■ GIVEN PROBLEM ■
Beneath this line are entries. Copy the range from the line with "Recreate this image" to the line with "import matplotlib.pyplot as plt", ends included, exactly; leave pictures out.

■ DATA RECORDS ■
·····

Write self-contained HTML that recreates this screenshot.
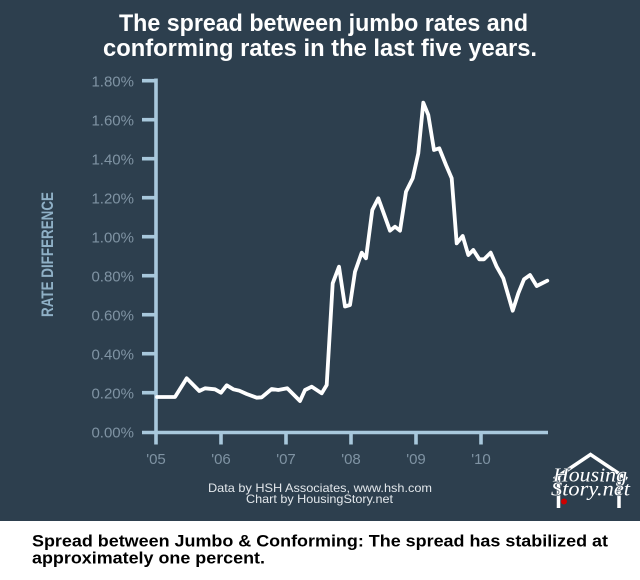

·····

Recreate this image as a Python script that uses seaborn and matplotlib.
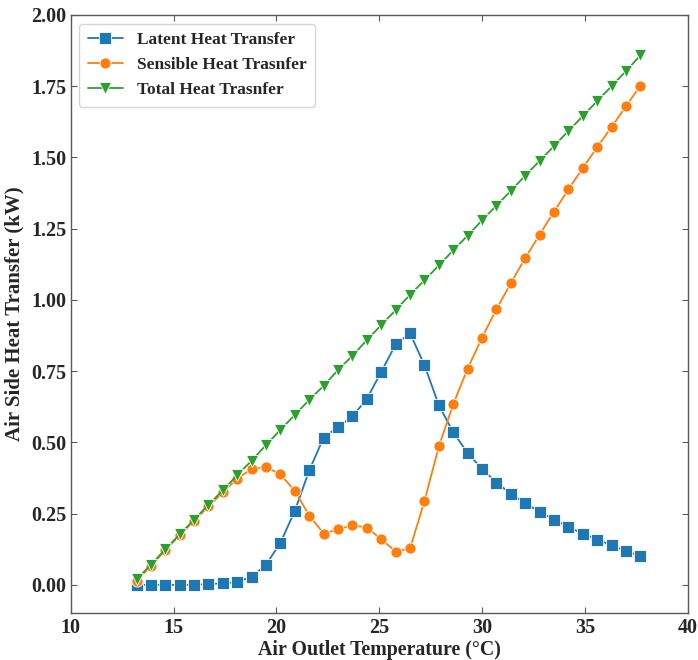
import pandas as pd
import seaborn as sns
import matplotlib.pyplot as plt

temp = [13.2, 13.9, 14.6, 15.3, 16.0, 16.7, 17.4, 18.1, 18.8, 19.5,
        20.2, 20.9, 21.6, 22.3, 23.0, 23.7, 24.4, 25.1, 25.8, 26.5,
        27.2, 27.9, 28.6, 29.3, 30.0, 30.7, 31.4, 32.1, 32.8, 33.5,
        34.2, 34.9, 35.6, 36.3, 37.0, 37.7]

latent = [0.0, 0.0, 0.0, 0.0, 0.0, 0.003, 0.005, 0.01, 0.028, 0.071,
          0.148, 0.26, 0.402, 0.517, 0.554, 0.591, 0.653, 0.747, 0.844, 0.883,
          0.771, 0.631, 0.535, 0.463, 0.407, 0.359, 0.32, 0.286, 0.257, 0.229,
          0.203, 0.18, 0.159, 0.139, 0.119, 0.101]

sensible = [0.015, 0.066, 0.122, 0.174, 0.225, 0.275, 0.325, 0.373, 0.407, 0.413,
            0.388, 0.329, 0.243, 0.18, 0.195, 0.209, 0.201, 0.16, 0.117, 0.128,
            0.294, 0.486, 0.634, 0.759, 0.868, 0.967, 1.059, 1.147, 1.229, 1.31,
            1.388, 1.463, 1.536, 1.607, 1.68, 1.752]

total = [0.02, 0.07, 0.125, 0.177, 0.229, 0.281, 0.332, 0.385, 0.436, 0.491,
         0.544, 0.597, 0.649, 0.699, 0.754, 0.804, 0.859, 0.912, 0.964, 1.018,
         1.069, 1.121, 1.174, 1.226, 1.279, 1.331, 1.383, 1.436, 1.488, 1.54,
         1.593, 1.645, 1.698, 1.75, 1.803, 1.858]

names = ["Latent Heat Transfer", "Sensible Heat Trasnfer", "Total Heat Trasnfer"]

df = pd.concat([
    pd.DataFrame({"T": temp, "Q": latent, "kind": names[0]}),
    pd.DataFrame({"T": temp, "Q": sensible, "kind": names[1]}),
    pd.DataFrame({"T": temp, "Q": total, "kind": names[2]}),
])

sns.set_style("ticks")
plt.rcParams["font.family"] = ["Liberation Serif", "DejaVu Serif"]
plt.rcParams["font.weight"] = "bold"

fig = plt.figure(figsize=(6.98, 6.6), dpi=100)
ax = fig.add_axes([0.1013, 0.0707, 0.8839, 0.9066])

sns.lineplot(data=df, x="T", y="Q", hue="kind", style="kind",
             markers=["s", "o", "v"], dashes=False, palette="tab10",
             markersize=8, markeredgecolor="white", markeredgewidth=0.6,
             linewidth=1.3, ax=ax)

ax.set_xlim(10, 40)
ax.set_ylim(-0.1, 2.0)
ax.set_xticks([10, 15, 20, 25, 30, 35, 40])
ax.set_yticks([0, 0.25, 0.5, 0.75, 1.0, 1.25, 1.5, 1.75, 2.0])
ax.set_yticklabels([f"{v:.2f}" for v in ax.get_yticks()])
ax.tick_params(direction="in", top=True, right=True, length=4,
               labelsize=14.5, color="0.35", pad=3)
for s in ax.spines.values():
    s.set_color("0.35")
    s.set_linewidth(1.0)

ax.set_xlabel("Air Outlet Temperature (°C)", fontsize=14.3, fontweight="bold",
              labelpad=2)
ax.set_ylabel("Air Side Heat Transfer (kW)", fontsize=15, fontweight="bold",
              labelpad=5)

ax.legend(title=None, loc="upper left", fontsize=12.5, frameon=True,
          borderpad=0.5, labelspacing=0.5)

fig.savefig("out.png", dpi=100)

·····

■ EXERCISE RESPONSE ■
Recreate this image as a Python script that uses seaborn and matplotlib.
import pandas as pd
import seaborn as sns
import matplotlib.pyplot as plt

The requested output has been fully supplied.